Design/methodology/approach
The conceptual framework in this paper features a dynamic demand environment that provides the structural context for firms’ strategic choices. It conceptualizes demand-side competence as a mediating firm-specific construct to explain the endogenous relationship between the characteristics of the demand environment and firms’ path dependent demand-side investments.
Findings
A review of the literature on evolutionary perspective in strategy reveals an important conceptual gap concerning the structural determinants of dynamic firm behavior. There is no explanation of the endogenous relationship between dynamic demand structure, firms’ dynamic demand-side competence, and temporally heterogeneous strategic choices.
Originality/value
The demand-side explanation of how idiosyncratic firm behavior is endogenously determined, with both structural characteristics (demand structure) and firm competences (demand-side competence), addresses an important conceptual gap.
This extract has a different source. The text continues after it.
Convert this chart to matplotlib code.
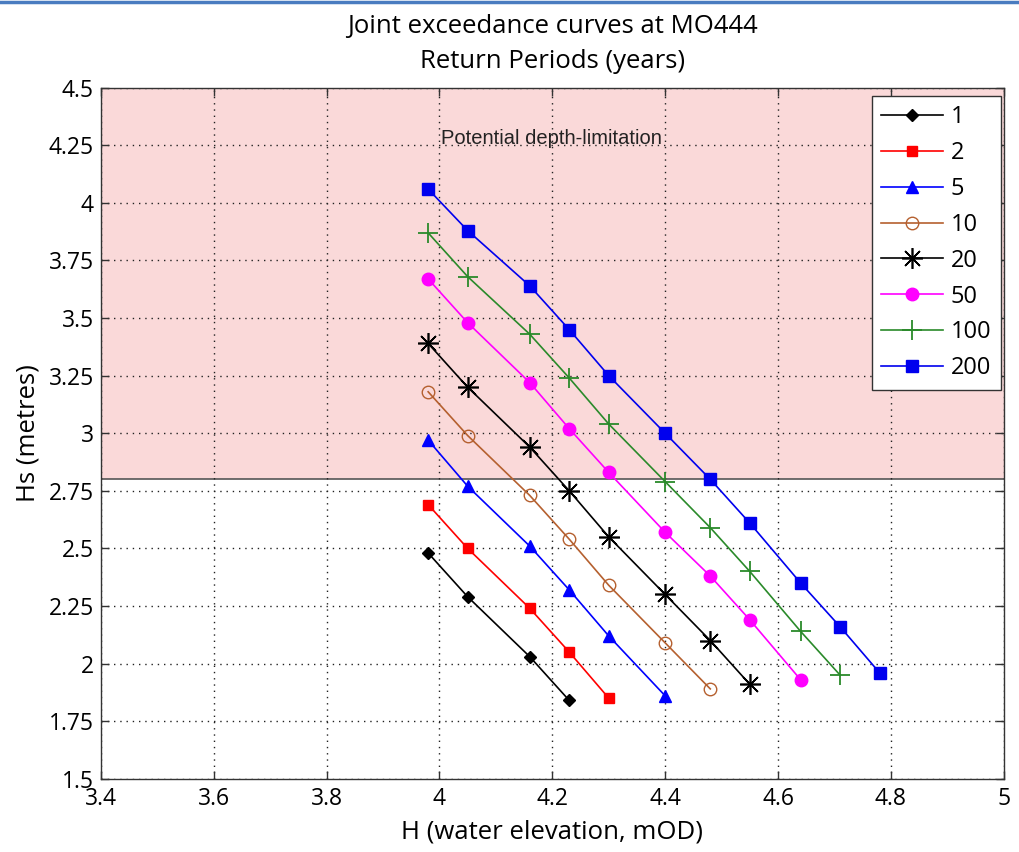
import matplotlib
matplotlib.use("Agg")
import matplotlib.pyplot as plt
from matplotlib.lines import Line2D
from matplotlib.patches import Rectangle

H_levels = [3.98, 4.05, 4.16, 4.23, 4.30, 4.40, 4.48, 4.55, 4.64, 4.71, 4.78]
rp_labels = ["1", "2", "5", "10", "20", "50", "100", "200"]
hs_1 = [2.48, 2.29, 2.03, 1.84]
hs_2 = [2.69, 2.50, 2.24, 2.05, 1.85]
hs_5 = [2.97, 2.77, 2.51, 2.32, 2.12, 1.86]
hs_10 = [3.18, 2.99, 2.73, 2.54, 2.34, 2.09, 1.89]
hs_20 = [3.39, 3.20, 2.94, 2.75, 2.55, 2.30, 2.10, 1.91]
hs_50 = [3.67, 3.48, 3.22, 3.02, 2.83, 2.57, 2.38, 2.19, 1.93]
hs_100 = [3.87, 3.68, 3.43, 3.24, 3.04, 2.79, 2.59, 2.40, 2.14, 1.95]
hs_200 = [4.06, 3.88, 3.64, 3.45, 3.25, 3.00, 2.80, 2.61, 2.35, 2.16, 1.96]
depth_limit = 2.8

x_ticks = [3.4, 3.6, 3.8, 4.0, 4.2, 4.4, 4.6, 4.8, 5.0]
x_ticklabels = ["3.4", "3.6", "3.8", "4", "4.2", "4.4", "4.6", "4.8", "5"]
y_ticks = [1.5, 1.75, 2.0, 2.25, 2.5, 2.75, 3.0, 3.25, 3.5, 3.75, 4.0, 4.25, 4.5]
y_ticklabels = ["1.5", "1.75", "2", "2.25", "2.5", "2.75", "3", "3.25", "3.5", "3.75", "4", "4.25", "4.5"]

plt.rcParams['font.family'] = ['Open Sans', 'DejaVu Sans']

fig = plt.figure(figsize=(10.19, 8.52), dpi=100)
ax = fig.add_axes([0.099, 0.086, 0.886, 0.811])

ax.set_xlim(3.4, 5.0)
ax.set_ylim(1.5, 4.5)

ax.add_patch(Rectangle((3.4, depth_limit), 1.6, 4.5 - depth_limit,
                       facecolor='#fad9d9', edgecolor='none', zorder=0))
ax.axhline(depth_limit, color='#555555', lw=1.2, zorder=1)

series = [
    (hs_1, dict(color='black', marker='D', ms=6, mfc='black', mec='black')),
    (hs_2, dict(color='#ff0000', marker='s', ms=7.5, mfc='#ff0000', mec='#ff0000')),
    (hs_5, dict(color='#0000ff', marker='^', ms=8.5, mfc='#0000ff', mec='#0000ff')),
    (hs_10, dict(color='#b5602f', marker='o', ms=9, mfc='none', mec='#b5602f')),
    (hs_20, dict(color='black', marker=(8, 2, 0), ms=15, mew=1.2)),
    (hs_50, dict(color='#ff00ff', marker='o', ms=9, mfc='#ff00ff', mec='#ff00ff')),
    (hs_100, dict(color='#2a8a2a', marker='+', ms=15, mew=1.3)),
    (hs_200, dict(color='#0000ee', marker='s', ms=8.5, mfc='#0000ee', mec='#0000ee')),
]
for (vals, style), lab in zip(series, rp_labels):
    ax.plot(H_levels[:len(vals)], vals, lw=1.2, label=lab, zorder=3, **style)

ax.text(4.198, 4.28, "Potential depth-limitation", family='Liberation Sans',
        fontsize=14.5, ha='center', va='center', zorder=2, color='#222222')

ax.set_xticks(x_ticks)
ax.set_xticklabels(x_ticklabels)
ax.set_yticks(y_ticks)
ax.set_yticklabels(y_ticklabels)
ax.tick_params(direction='in', length=6, labelsize=16.5, top=True, right=True,
               color='#333333', width=1)
ax.tick_params(axis='x', pad=6)
ax.tick_params(axis='y', pad=5)
ax.grid(True, color='#222222', linestyle=(0, (1, 3.5)), lw=1.0)
for s in ax.spines.values():
    s.set_color('#333333')
    s.set_linewidth(1.0)

ax.set_xlabel("H (water elevation, mOD)", fontsize=18.5, labelpad=6)
ax.set_ylabel("Hs (metres)", fontsize=18.5, labelpad=6)
ax.set_title("Joint exceedance curves at MO444\nReturn Periods (years)",
             fontsize=18.5, pad=14, linespacing=1.55)

leg = ax.legend(loc='upper right', bbox_to_anchor=(0.997, 0.988),
                fontsize=17, handlelength=2.6,
                frameon=True, fancybox=False, edgecolor='#333333',
                borderaxespad=0.0, labelspacing=0.5, handletextpad=0.35,
                borderpad=0.4)
leg.get_frame().set_linewidth(1.0)
leg.get_frame().set_facecolor('white')
leg.get_frame().set_alpha(1.0)

fig.add_artist(Line2D([0, 1], [0.998, 0.998], color='#4a7cc0', lw=2.5,
                      transform=fig.transFigure))

fig.savefig("out.png", dpi=100)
The novelty of the theory developed herein lies in its explication of the effect of dynamic demand environment on the evolution of idiosyncratic strategic firm behavior – entry, investment and exit – along the evolutionary path of an industry. The theory developed herein not only explains the effect of both determinants of idiosyncratic strategic firm behavior – the external industry environment (dynamic market structure) and internal firm environment (dynamic firm competences) – but also explains how the determinants evolve along the industry’s lifecycle.